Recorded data

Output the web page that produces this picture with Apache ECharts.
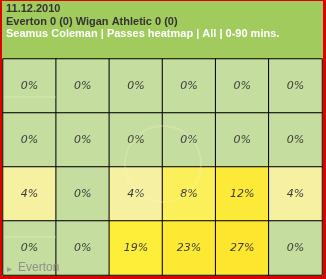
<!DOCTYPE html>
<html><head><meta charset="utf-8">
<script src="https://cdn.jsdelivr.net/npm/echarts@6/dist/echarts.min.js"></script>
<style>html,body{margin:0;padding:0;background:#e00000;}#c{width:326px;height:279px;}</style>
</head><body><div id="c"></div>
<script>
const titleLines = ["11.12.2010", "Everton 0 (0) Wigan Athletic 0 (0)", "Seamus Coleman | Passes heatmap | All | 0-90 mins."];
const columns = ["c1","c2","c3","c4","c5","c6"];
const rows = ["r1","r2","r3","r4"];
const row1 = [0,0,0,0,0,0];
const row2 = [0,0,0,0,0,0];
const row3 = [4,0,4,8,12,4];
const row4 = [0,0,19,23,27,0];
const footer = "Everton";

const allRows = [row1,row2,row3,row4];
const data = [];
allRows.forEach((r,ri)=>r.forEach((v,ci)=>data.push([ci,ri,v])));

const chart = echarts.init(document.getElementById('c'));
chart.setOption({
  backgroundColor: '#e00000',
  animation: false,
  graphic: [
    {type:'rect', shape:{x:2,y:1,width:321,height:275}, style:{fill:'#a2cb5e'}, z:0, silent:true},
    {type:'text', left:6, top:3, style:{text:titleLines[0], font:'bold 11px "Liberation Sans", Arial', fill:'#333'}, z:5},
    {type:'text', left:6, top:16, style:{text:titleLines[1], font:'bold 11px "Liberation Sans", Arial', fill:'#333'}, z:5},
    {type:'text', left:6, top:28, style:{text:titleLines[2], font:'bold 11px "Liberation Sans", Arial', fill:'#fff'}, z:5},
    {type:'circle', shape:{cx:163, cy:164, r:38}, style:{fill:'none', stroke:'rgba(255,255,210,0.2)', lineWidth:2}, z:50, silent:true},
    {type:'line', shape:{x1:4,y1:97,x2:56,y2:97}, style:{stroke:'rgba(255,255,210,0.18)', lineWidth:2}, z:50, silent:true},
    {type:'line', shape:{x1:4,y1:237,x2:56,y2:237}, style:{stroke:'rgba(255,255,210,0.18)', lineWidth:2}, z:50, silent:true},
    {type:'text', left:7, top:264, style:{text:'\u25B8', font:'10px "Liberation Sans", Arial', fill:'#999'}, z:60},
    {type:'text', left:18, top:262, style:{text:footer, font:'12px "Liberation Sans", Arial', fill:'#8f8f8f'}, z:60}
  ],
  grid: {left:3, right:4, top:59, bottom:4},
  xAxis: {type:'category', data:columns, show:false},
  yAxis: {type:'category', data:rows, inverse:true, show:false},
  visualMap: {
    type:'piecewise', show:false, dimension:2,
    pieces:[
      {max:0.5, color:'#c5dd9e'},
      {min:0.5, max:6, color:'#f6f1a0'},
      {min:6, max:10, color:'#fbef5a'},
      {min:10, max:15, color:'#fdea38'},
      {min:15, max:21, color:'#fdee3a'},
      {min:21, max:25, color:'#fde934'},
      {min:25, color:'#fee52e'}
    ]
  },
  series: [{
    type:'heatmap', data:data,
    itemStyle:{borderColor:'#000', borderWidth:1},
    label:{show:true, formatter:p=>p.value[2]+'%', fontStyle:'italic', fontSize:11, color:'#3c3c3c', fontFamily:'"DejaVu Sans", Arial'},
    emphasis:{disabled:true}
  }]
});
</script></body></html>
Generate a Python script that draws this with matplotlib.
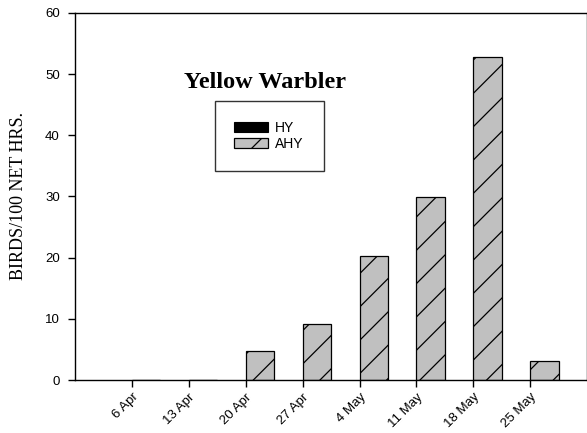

EXERCISE: Repeat the material above word for word, please, apart from its images.

REPLY TO THE EXERCISE:
Output the web page that produces this picture with Apache ECharts.
<!DOCTYPE html>
<html><head><meta charset="utf-8">
<script src="https://cdn.jsdelivr.net/npm/echarts@6/dist/echarts.min.js"></script>
<style>html,body{margin:0;padding:0;background:#e00000;}#c{width:326px;height:279px;}</style>
</head><body><div id="c"></div>
<script>
const titleLines = ["11.12.2010", "Everton 0 (0) Wigan Athletic 0 (0)", "Seamus Coleman | Passes heatmap | All | 0-90 mins."];
const columns = ["c1","c2","c3","c4","c5","c6"];
const rows = ["r1","r2","r3","r4"];
const row1 = [0,0,0,0,0,0];
const row2 = [0,0,0,0,0,0];
const row3 = [4,0,4,8,12,4];
const row4 = [0,0,19,23,27,0];
const footer = "Everton";

const allRows = [row1,row2,row3,row4];
const data = [];
allRows.forEach((r,ri)=>r.forEach((v,ci)=>data.push([ci,ri,v])));

const chart = echarts.init(document.getElementById('c'));
chart.setOption({
  backgroundColor: '#e00000',
  animation: false,
  graphic: [
    {type:'rect', shape:{x:2,y:1,width:321,height:275}, style:{fill:'#a2cb5e'}, z:0, silent:true},
    {type:'text', left:6, top:3, style:{text:titleLines[0], font:'bold 11px "Liberation Sans", Arial', fill:'#333'}, z:5},
    {type:'text', left:6, top:16, style:{text:titleLines[1], font:'bold 11px "Liberation Sans", Arial', fill:'#333'}, z:5},
    {type:'text', left:6, top:28, style:{text:titleLines[2], font:'bold 11px "Liberation Sans", Arial', fill:'#fff'}, z:5},
    {type:'circle', shape:{cx:163, cy:164, r:38}, style:{fill:'none', stroke:'rgba(255,255,210,0.2)', lineWidth:2}, z:50, silent:true},
    {type:'line', shape:{x1:4,y1:97,x2:56,y2:97}, style:{stroke:'rgba(255,255,210,0.18)', lineWidth:2}, z:50, silent:true},
    {type:'line', shape:{x1:4,y1:237,x2:56,y2:237}, style:{stroke:'rgba(255,255,210,0.18)', lineWidth:2}, z:50, silent:true},
    {type:'text', left:7, top:264, style:{text:'\u25B8', font:'10px "Liberation Sans", Arial', fill:'#999'}, z:60},
    {type:'text', left:18, top:262, style:{text:footer, font:'12px "Liberation Sans", Arial', fill:'#8f8f8f'}, z:60}
  ],
  grid: {left:3, right:4, top:59, bottom:4},
  xAxis: {type:'category', data:columns, show:false},
  yAxis: {type:'category', data:rows, inverse:true, show:false},
  visualMap: {
    type:'piecewise', show:false, dimension:2,
    pieces:[
      {max:0.5, color:'#c5dd9e'},
      {min:0.5, max:6, color:'#f6f1a0'},
      {min:6, max:10, color:'#fbef5a'},
      {min:10, max:15, color:'#fdea38'},
      {min:15, max:21, color:'#fdee3a'},
      {min:21, max:25, color:'#fde934'},
      {min:25, color:'#fee52e'}
    ]
  },
  series: [{
    type:'heatmap', data:data,
    itemStyle:{borderColor:'#000', borderWidth:1},
    label:{show:true, formatter:p=>p.value[2]+'%', fontStyle:'italic', fontSize:11, color:'#3c3c3c', fontFamily:'"DejaVu Sans", Arial'},
    emphasis:{disabled:true}
  }]
});
</script></body></html>
Generate a Python script that draws this with matplotlib.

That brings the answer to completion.